De relevo para o registro imobiliário é a previsão na Lei 6.766 −e que já havia no Decreto-lei 58/1937 (art. 13)− de o contrato particular poder transferir-se “por simples trespasse, lançado no verso das vias em poder das partes, ou por instrumento em separado, declarando-se o número do registro do loteamento, o valor da cessão e a qualificação do cessionário, para o devido registro” (art. 31). Trespasse ou traspasse tem o sentido, nesse dispositivo, de “ceder a outrem”, “passar a outrem”, bem invocando Serpa Lopes a analogia com o endosso do direito cambial. Ainda que essa cessão independa da anuência do loteador (§ 1º do art. 31 da Lei 6.766), seus efeitos só se produzem quanto ao loteador, após sua cientificação, “por escrito”, seja diretamente pelas partes envolvidas no negócio, seja depois do registro da cessão, impondo-se ao oficial imobiliário dar-lhe ciência dento no prazo de dez dias (§ 2º do mesmo art. 31).

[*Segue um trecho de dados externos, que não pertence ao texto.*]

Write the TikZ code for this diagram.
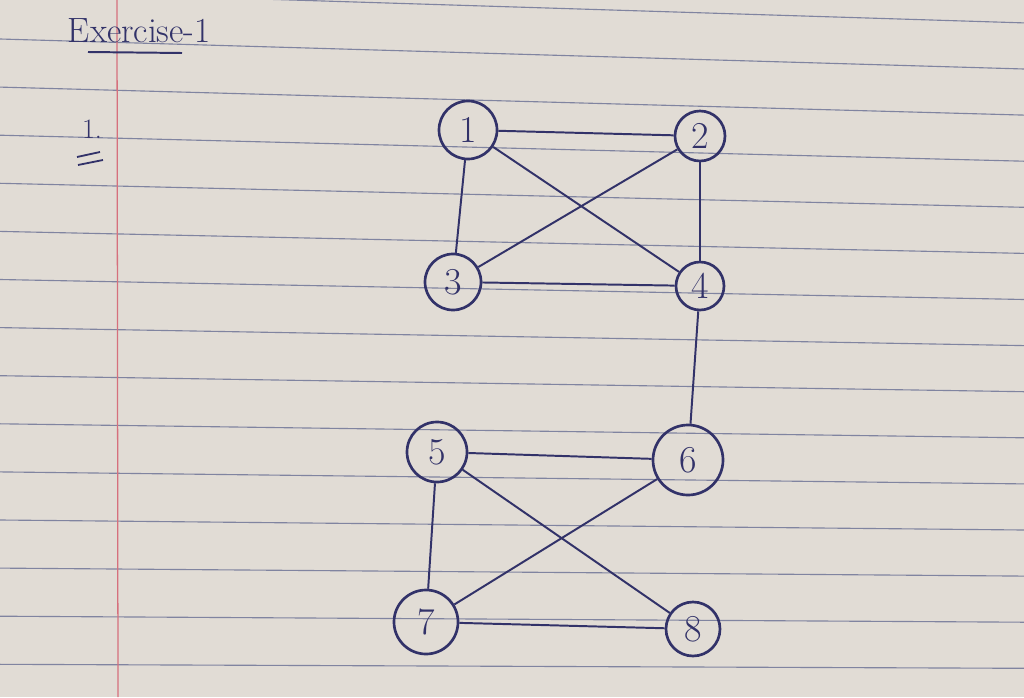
\documentclass[tikz,border=0pt]{standalone}
\usepackage{tikz}
\usetikzlibrary{positioning}
\definecolor{paper}{RGB}{225,220,213}
\definecolor{rule}{RGB}{128,132,160}
\definecolor{margin}{RGB}{214,112,125}
\definecolor{ink}{RGB}{50,50,105}

\begin{document}
\begin{tikzpicture}[x=0.025cm,y=-0.025cm]
	\tikzstyle{vertex} = [circle, draw=ink, line width=1.9pt, text=ink, inner sep=0pt, font=\fontsize{27}{30}\selectfont]
	\tikzstyle{edge} = [draw=ink, line width=1.4pt]
	\tikzstyle{ruling} = [draw=rule, line width=0.8pt]

	% Paper sheet
	\useasboundingbox (0,0) rectangle (1024,697);
	\fill[paper] (0,0) rectangle (1024,697);
	\foreach \k in {-1,...,13}
	\draw[ruling] (0,39+48.1*\k) -- (1024,69+46.1*\k);
	\draw[margin, line width=0.9pt] (117,0) -- (118,697);

	% Heading
	\node[text=ink, font=\fontsize{25}{28}\selectfont, anchor=west] (title) at (63,31) {Exercise-1};
	\draw[ink, line width=1.4pt] (88,52) -- (182,53);
	\node[text=ink, font=\fontsize{20}{24}\selectfont] (item) at (92,129) {1.};
	\draw[ink, line width=1.3pt] (77,157) -- (100,152);
	\draw[ink, line width=1.3pt] (78,165) -- (103,160);

	% Vertices
	\node[vertex, minimum size=1.45cm] (v1) at (468,130) {1};
	\node[vertex, minimum size=1.25cm] (v2) at (700,136) {2};
	\node[vertex, minimum size=1.4cm] (v3) at (453,282) {3};
	\node[vertex, minimum size=1.2cm] (v4) at (700,286) {4};
	\node[vertex, minimum size=1.5cm] (v5) at (437,452) {5};
	\node[vertex, minimum size=1.75cm] (v6) at (688,460) {6};
	\node[vertex, minimum size=1.6cm] (v7) at (426,622) {7};
	\node[vertex, minimum size=1.35cm] (v8) at (693,629) {8};

	% Edges
	\foreach \a/\b in {v1/v2, v1/v3, v1/v4, v2/v3, v2/v4, v3/v4, v4/v6, v5/v6, v5/v7, v5/v8, v6/v7, v7/v8}
	\draw[edge] (\a) -- (\b);
\end{tikzpicture}
\end{document}
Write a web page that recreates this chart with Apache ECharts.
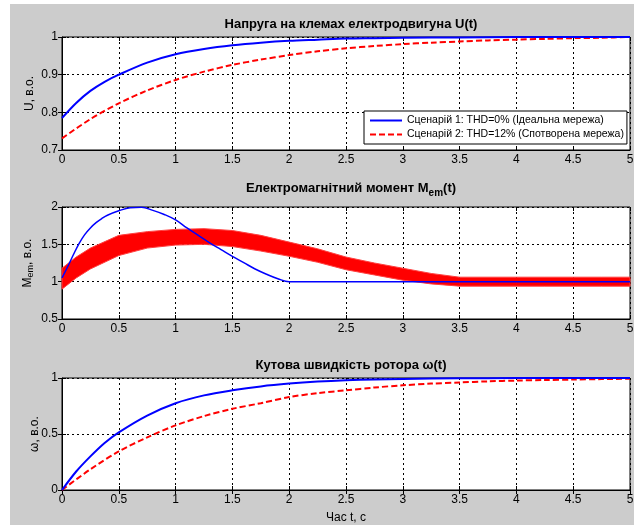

Saliente-se, por fim, o que dispõe o § 6º do art. 26 da Lei 6.766 −com a redação da Lei 9.785/1999 (de 29-1): “Os compromissos de compra e venda, as cessões e as promessas de cessão valerão como título para o registro da propriedade do lote adquirido, quando acompanhados da respectiva prova de quitação”. Parece bastante provável a compreensão restritiva do significado normativo desse texto legal, assim o sustenta Marcelo Martins Berthe (Doutrinas essenciais -Direito registral, VV.AA., tomo IV, p. 1.222-3), ao circunscrever a possibilidade de o título do compromisso valer para a transferência de domínio apenas quando passado pelo próprio loteador e não por outros alienantes sucessivos, evitando o alargamento excepcional de contorno da norma do art. 108 do Código civil brasileiro de 2002: “Não dispondo a lei em contrário, a escritura pública é essencial à validade dos negócios jurídicos que visem à constituição, transferência, modificação ou renúncia de direitos reais sobre imóveis de valor superior a trinta vezes o maior salário mínimo vigente no País”.